--- start Provided data ---

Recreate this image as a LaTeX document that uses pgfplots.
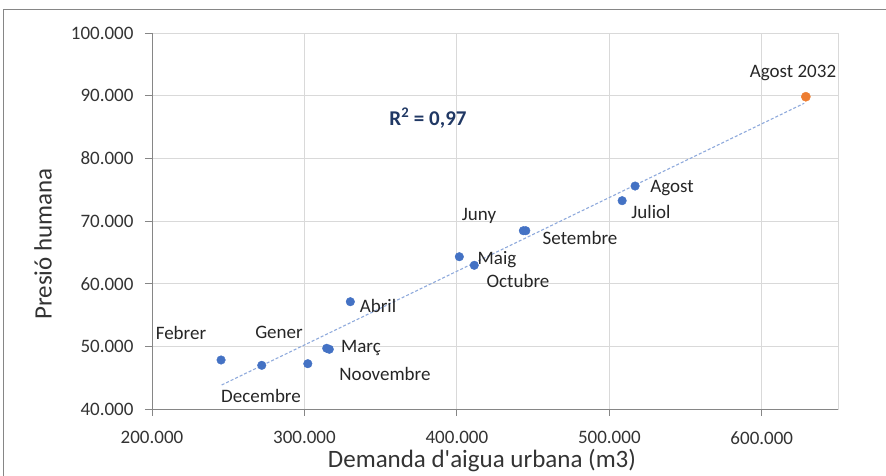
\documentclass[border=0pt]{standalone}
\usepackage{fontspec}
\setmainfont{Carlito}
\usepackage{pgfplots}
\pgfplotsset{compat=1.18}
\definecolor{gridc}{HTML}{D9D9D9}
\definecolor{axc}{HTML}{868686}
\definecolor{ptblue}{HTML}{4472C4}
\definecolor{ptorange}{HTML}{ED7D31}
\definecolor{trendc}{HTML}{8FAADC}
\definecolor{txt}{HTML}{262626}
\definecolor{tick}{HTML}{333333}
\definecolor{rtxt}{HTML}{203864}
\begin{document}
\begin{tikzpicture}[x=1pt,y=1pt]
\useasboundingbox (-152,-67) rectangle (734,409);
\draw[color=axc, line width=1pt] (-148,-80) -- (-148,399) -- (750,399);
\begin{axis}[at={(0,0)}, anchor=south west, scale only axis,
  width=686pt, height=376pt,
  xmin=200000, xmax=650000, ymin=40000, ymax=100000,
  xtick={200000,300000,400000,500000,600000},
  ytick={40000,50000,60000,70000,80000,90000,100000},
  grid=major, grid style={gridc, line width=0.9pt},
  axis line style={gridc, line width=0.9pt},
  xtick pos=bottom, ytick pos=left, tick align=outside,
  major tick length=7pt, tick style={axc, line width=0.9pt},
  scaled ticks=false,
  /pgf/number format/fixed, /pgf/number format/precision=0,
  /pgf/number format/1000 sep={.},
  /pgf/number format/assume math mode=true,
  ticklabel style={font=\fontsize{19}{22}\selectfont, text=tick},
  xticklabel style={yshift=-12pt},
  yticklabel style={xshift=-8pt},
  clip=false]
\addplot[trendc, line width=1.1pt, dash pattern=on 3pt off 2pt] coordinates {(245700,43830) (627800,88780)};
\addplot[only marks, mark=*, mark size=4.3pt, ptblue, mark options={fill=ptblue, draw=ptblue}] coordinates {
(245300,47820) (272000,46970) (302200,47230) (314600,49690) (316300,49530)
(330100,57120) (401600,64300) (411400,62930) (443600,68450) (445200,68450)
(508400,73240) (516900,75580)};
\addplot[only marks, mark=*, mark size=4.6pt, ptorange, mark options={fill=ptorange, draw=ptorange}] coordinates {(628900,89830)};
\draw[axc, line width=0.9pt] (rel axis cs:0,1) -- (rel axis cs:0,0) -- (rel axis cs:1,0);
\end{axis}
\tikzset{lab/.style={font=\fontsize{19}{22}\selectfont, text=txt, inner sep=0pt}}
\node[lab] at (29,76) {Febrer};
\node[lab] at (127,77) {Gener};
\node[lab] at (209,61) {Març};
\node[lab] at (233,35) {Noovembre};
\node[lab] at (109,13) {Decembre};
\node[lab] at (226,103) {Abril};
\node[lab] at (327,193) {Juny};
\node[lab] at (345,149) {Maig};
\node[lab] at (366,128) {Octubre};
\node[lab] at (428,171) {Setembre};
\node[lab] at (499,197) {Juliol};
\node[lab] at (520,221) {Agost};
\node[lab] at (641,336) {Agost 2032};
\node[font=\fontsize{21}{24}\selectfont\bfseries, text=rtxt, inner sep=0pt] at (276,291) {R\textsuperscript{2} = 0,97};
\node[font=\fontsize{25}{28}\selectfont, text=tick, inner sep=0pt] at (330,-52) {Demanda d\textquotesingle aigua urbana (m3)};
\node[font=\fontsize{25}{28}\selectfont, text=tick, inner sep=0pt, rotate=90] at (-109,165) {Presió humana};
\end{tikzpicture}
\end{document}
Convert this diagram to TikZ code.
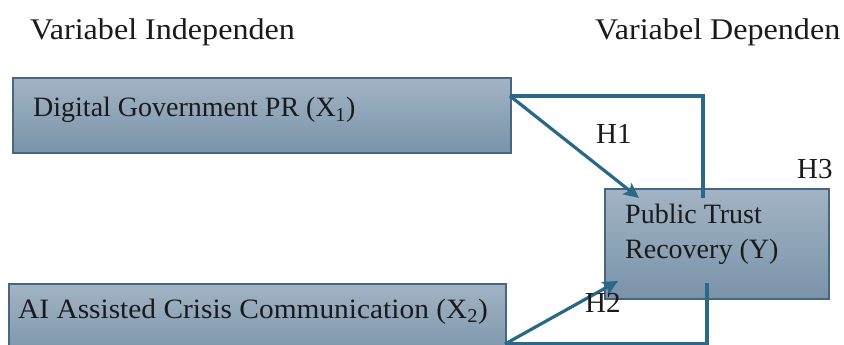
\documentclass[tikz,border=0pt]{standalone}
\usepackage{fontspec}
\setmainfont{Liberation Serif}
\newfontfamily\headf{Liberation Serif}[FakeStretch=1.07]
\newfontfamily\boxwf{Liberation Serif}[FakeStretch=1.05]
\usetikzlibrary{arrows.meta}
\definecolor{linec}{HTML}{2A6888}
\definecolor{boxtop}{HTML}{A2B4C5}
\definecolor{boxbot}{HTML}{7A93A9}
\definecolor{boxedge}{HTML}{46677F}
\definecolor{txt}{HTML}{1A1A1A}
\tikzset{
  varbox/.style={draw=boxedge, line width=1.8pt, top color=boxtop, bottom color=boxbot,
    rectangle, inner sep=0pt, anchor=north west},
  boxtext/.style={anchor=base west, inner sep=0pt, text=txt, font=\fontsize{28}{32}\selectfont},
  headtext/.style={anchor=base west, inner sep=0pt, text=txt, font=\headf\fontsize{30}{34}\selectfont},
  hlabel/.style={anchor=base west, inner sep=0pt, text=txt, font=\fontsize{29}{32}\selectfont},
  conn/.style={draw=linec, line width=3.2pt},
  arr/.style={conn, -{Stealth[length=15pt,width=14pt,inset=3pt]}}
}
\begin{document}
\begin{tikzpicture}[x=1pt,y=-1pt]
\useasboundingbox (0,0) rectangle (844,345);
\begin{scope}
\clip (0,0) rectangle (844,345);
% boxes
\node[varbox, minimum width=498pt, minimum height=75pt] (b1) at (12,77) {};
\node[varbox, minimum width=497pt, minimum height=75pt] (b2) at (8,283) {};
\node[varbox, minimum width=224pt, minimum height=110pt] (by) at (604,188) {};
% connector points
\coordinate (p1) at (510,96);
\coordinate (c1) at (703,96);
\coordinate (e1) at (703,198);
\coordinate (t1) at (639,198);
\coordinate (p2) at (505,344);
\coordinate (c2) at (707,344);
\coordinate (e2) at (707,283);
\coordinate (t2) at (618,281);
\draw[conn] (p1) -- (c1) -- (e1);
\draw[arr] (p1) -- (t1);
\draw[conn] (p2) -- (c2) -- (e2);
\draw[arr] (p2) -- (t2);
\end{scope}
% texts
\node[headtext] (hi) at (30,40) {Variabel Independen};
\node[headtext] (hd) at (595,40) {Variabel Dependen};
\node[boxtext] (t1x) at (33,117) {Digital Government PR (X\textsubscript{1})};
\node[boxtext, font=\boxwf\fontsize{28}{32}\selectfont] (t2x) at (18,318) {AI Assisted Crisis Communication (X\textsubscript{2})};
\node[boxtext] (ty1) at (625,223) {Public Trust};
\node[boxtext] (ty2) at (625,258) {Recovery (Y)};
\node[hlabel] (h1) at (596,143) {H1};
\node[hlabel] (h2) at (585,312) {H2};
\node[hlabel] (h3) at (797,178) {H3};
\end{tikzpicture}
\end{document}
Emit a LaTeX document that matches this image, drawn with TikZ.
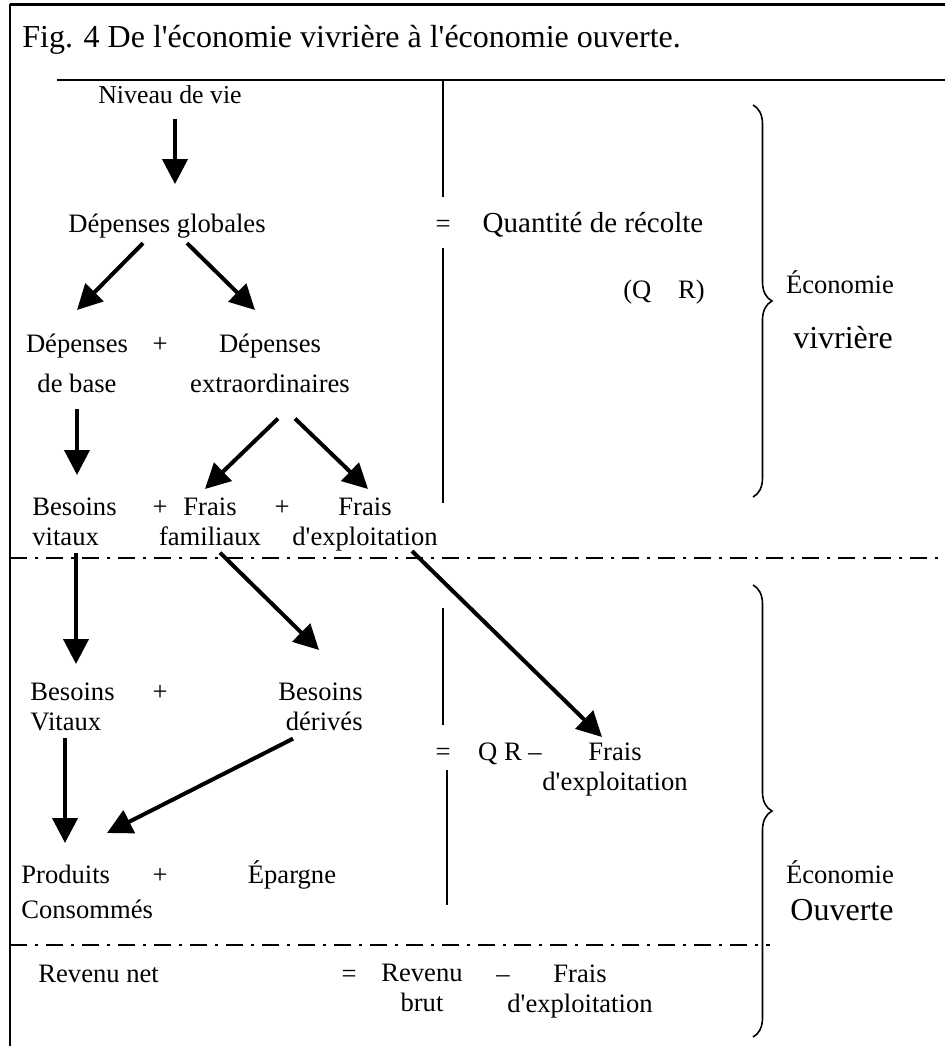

--- end Provided data ---

▶ Task to carry out: Locate the word "image" in the records and collect each line it appears in.

▶ Problem solution:
Recreate this image as a LaTeX document that uses pgfplots.
Emit a LaTeX document that matches this image, drawn with TikZ.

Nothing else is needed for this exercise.